Rand Paul and the New Political Map: Brief Observations

Rand Paul, the firebrand Tea Party senator from Kentucky and the son of the legendary Texas libertarian Ron Paul, handily won the “straw poll” at the Conservative Political Action Conference. A week earlier, Senator Paul electrified the left with a landmark filibuster on the use of domestic drones. The wunderkind has now straddled the spectrum. Or, instead, the range of political opinion in this country is now narrow enough that one junior senator can encompass both ends of it in the space of a week.
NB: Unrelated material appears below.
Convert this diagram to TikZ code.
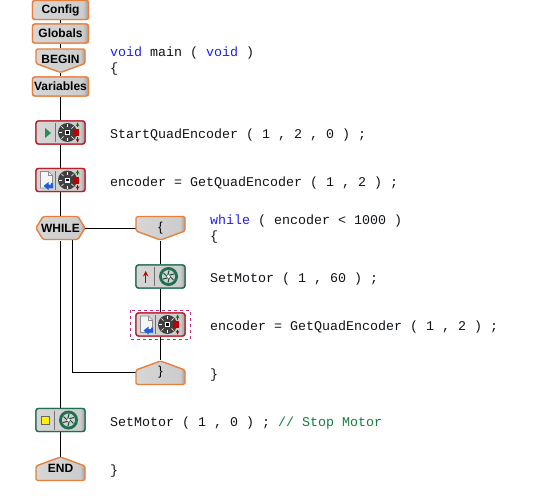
\documentclass[tikz,border=0pt]{standalone}
\usepackage{fontspec}
\setmainfont{Liberation Sans}
\setmonofont{Liberation Mono}
\usetikzlibrary{calc}
\definecolor{blockorange}{HTML}{E8803C}
\definecolor{blockred}{HTML}{B8202C}
\definecolor{blockgreen}{HTML}{1F6F50}
\definecolor{keyblue}{HTML}{2020F0}
\definecolor{codeink}{HTML}{101418}
\definecolor{commentgreen}{HTML}{108040}
\definecolor{wheelgray}{HTML}{404040}
\definecolor{playgreen}{HTML}{2E8B50}
\definecolor{arrowblue}{HTML}{2060E0}
\pgfdeclarehorizontalshading{blockgrad}{100bp}{color(0bp)=(black!16); color(25bp)=(black!16); color(70bp)=(black!20); color(75bp)=(black!38); color(100bp)=(black!38)}
\tikzset{
  x=1pt,y=-1pt,
  wire/.style={draw=black,line width=1pt},
  blockface/.style={shading=blockgrad},
  labelbox/.style={draw=blockorange,line width=1.4pt,rounded corners=2.5pt,blockface,minimum width=56pt,minimum height=19pt,inner sep=0pt,font=\bfseries\fontsize{12}{12}\selectfont},
  iconbox/.style={line width=1.4pt,rounded corners=2.5pt,blockface,minimum width=49pt,minimum height=23pt,inner sep=0pt},
  redbox/.style={iconbox,draw=blockred},
  greenbox/.style={iconbox,draw=blockgreen},
  anchorbox/.style={minimum width=49pt,minimum height=24pt,inner sep=0pt,font=\bfseries\fontsize{12}{12}\selectfont},
  bracebox/.style={anchorbox,font=\fontsize{13}{13}\selectfont},
  outl/.style={draw=blockorange,line width=1.4pt,line join=round,rounded corners=1.5pt,blockface},
  code/.style={anchor=west,inner sep=0pt,text=codeink,font=\ttfamily\fontsize{13.33}{14}\selectfont}
}
\newcommand{\penDown}[2]{\path[outl] (#1-24.5,#2-11.5) -- (#1+24.5,#2-11.5) -- (#1+24.5,#2+3) -- (#1,#2+12) -- (#1-24.5,#2+3) -- cycle;}
\newcommand{\penUp}[2]{\path[outl] (#1-24.5,#2+11.5) -- (#1+24.5,#2+11.5) -- (#1+24.5,#2-3) -- (#1,#2-12) -- (#1-24.5,#2-3) -- cycle;}
\newcommand{\encIcon}[2]{
  \fill[wheelgray] (#1+7,#2) circle (9.5);
  \foreach \a in {0,45,...,315}{\draw[white,line width=.7pt] ($(#1+7,#2)+(\a:5.5)$) -- ($(#1+7,#2)+(\a:8.5)$);}
  \fill[white] (#1+4.5,#2-2.5) rectangle (#1+9.5,#2+2.5);
  \fill[black] (#1+5.7,#2-1.3) rectangle (#1+8.3,#2+1.3);
  \fill[red!75!black] (#1+12.5,#2-3.5) rectangle (#1+18.5,#2+3.5);
  \draw[green!45!black,line width=.7pt,-{stealth}] (#1+17,#2-5) -- (#1+17,#2-10);
  \draw[red!60!black,line width=.7pt,-{stealth}] (#1+17,#2+5) -- (#1+17,#2+10);
  \draw[black!55,line width=.8pt] (#1-5,#2-9.5) -- (#1-5,#2+9.5);
}
\newcommand{\docIcon}[2]{
  \path[fill=black!4,draw=black!45,line width=.6pt] (#1-20,#2-8.5) -- (#1-12,#2-8.5) -- (#1-8,#2-4.5) -- (#1-8,#2+8) -- (#1-20,#2+8) -- cycle;
  \draw[black!45,line width=.6pt] (#1-12,#2-8.5) -- (#1-12,#2-4.5) -- (#1-8,#2-4.5);
  \fill[arrowblue] (#1-7.5,#2+3) -- (#1-7.5,#2+8) -- (#1-12,#2+8) -- (#1-12,#2+10) -- (#1-17,#2+6) -- (#1-12,#2+2) -- (#1-12,#2+4.5) -- (#1-9.5,#2+4.5) -- (#1-9.5,#2+3) -- cycle;
}
\newcommand{\motorWheel}[2]{
  \fill[blockgreen] (#1+8,#2) circle (9.5);
  \fill[black!18] (#1+8,#2) circle (6.5);
  \foreach \a in {0,60,...,300}{\draw[blockgreen!70!black,line width=1pt] ($(#1+8,#2)+(\a:1.5)$) -- ($(#1+8,#2)+(\a+35:6)$);}
  \fill[white] (#1+8,#2) circle (1.4);
  \draw[black!55,line width=.8pt] (#1-6,#2-9.5) -- (#1-6,#2+9.5);
}
\begin{document}
\begin{tikzpicture}
\useasboundingbox (0,0) rectangle (554,500);
\fill[white] (0,0) rectangle (554,500);

\node[labelbox] (config) at (60.5,10) {};
\node[labelbox] (globals) at (60.5,33.5) {};
\node[anchorbox] (begin) at (60.5,60.5) {};
\node[labelbox] (variables) at (60.5,86.5) {};
\node[redbox] (start) at (60.5,132.5) {};
\node[redbox] (getone) at (60.5,180) {};
\node[anchorbox] (while) at (60.5,228.5) {};
\node[anchorbox] (open) at (160.5,228.5) {};
\node[greenbox] (motorup) at (160.5,276.5) {};
\node[redbox] (gettwo) at (160.5,324.5) {};
\node[anchorbox] (close) at (160.5,372.5) {};
\node[greenbox] (motorstop) at (60.5,420) {};
\node[anchorbox] (endb) at (60.5,469) {};
\coordinate (whileleg) at (72.5,240);
\coordinate (closecorner) at (72.5,372.5);

\draw[wire] (config) -- (globals);
\draw[wire] (globals) -- (begin);
\draw[wire] (begin) -- (variables);
\draw[wire] (variables) -- (start);
\draw[wire] (start) -- (getone);
\draw[wire] (getone) -- (while);
\draw[wire] (while) -- (motorstop);
\draw[wire] (motorstop) -- (endb);
\draw[wire] (while) -- (open);
\draw[wire] (open) -- (motorup);
\draw[wire] (motorup) -- (gettwo);
\draw[wire] (gettwo) -- (close);
\draw[wire] (whileleg) -- (closecorner) -- (close);

\node[labelbox] at (config) {Config};
\node[labelbox] at (globals) {Globals};
\penDown{60.5}{60.5}
\node[anchorbox,yshift=1pt] at (begin) {BEGIN};
\node[labelbox] at (variables) {Variables};
\node[redbox] at (start) {};
\fill[playgreen] (45,128) -- (51,133) -- (45,138) -- cycle;
\encIcon{60.5}{132.5}
\node[redbox] at (getone) {};
\docIcon{60.5}{180}
\encIcon{60.5}{180}
\path[outl] (36,228) -- (43,216.5) -- (78,216.5) -- (85,228) -- (78,239.5) -- (43,239.5) -- cycle;
\node[anchorbox] at (while) {WHILE};
\penDown{160.5}{228}
\node[bracebox] at (open) {\{};
\node[greenbox] at (motorup) {};
\draw[red!70!black,line width=1.4pt,-{stealth}] (145.7,283) -- (145.7,271);
\motorWheel{160.5}{276.5}
\draw[magenta!80!black,line width=.8pt,dashed] (130,310) rectangle (190.5,339);
\node[redbox] at (gettwo) {};
\docIcon{160.5}{324.5}
\encIcon{160.5}{324.5}
\penUp{160.5}{373}
\node[bracebox] at (close) {\}};
\node[greenbox] at (motorstop) {};
\fill[yellow,draw=black!60,line width=.6pt] (41.5,416.5) rectangle (49,424);
\motorWheel{60.5}{420}
\penUp{60.5}{469}
\node[anchorbox,yshift=1pt] at (endb) {END};

\node[code] (c1) at (110,53) {\textcolor{keyblue}{void} main ( \textcolor{keyblue}{void} )};
\node[code] (c2) at (110,69) {\{};
\node[code] (c3) at (110,135) {StartQuadEncoder ( 1 , 2 , 0 ) ;};
\node[code] (c4) at (110,183) {encoder = GetQuadEncoder ( 1 , 2 ) ;};
\node[code] (c5) at (210,221) {\textcolor{keyblue}{while} ( encoder < 1000 )};
\node[code] (c6) at (210,237) {\{};
\node[code] (c7) at (210,279) {SetMotor ( 1 , 60 ) ;};
\node[code] (c8) at (210,327) {encoder = GetQuadEncoder ( 1 , 2 ) ;};
\node[code] (c9) at (210,375) {\}};
\node[code] (c10) at (110,423) {SetMotor ( 1 , 0 ) ; \textcolor{commentgreen}{// Stop Motor}};
\node[code] (c11) at (110,471) {\}};
\end{tikzpicture}
\end{document}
On a certain set of issues — surveillance, targeted killings, civil liberties — there is in fact a natural alliance in the making between left and right. Rand Paul, being a consummate politician, knows how to navigate these new waters. While the entire Republican Party seems to be riven by internal divisions over, most crucially, foreign policy, the wing of the party Senator Paul represents is sick and tired of the United States playing the role of global constabulary. What is more, bridging the gaps in the political culture, his crew is in common cause with more progressive types who likewise fear an imperial presidency that acts as judge, jury, and executioner.

What this all amounts to in any Ultimate Endgame is quite unclear, though promising for a number of reasons, chiefly two: (1) for too long American politics has been a polarized game with the “red” and “blue” squares in their columns, and this may be changing; and (2) the fusion of left and right when it comes to the enroaching power of Washington to decide who lives and dies in the name of keeping us all safe, or where next in the world we decide to use our military forces, has the potential to change the nature of the discussion of what “We the People” want from the leaders who wield power in our name and with our tax dollars.

Or, very anticlimatically, this could all fizzle out upon the next contrived crisis or scandal emanating from the nation’s capital.